Along with an interesting recap of his promoting career and dealings with Jim Crockett Promotions and Vince McMahon, the old pro opens up about his three marriages, strained family relationships, and the constant pain after a lifetime of hard hits and big bumps. An appendix of his football highlights and many of his bouts, and an index round out a very well-put together book.

Alas, my own personal Mosca story didn’t make the cut.In 1998 the Grey Cup game was coming to Winnipeg, and when I found out that the Press Club had no special plans for the occasion, I pitched them an idea: A Tribute to Angelo Mosca.

My dad, who had been a very big CFL fan, absolutely hated Mosca the Hamilton Tiger-Cats defensive tackle (and hated him even more as a wrestler). What better way to rib my late father than to host an evening of praise for the dirtiest player in the CFL?

To my shock, they forked over the fee and let me run with the idea. It was attended by many of the national sports media and was highlighted by the awarding of a #68 jersey — of the Winnipeg Blue Bombers — by the quarterback Mosca had many times tried to cripple, Kenny Ploen. I also taped a short film with Angelo, a comedy piece where every time we turned a corner in the grand Marlborough Hotel, beautiful girls swooned at the mere sight of the swarthy tough guy while he mugged for the camera.

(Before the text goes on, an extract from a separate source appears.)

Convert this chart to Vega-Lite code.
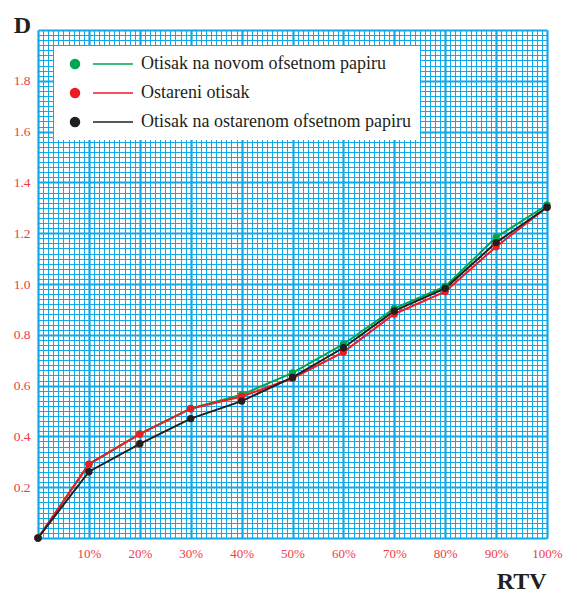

Perhaps I’m a little biased because of the connection I feel to my own father because of doing that event years ago with Mosca — did I mention how much Dad hated him? — but in my opinion this book is a must-read for fans of the old CFL, old-school pro wrestling, and even for non-fans, as a study of the effects of racism on Boston and U.S. society in the World War II era, Tell It To My Face is a very important first-person account.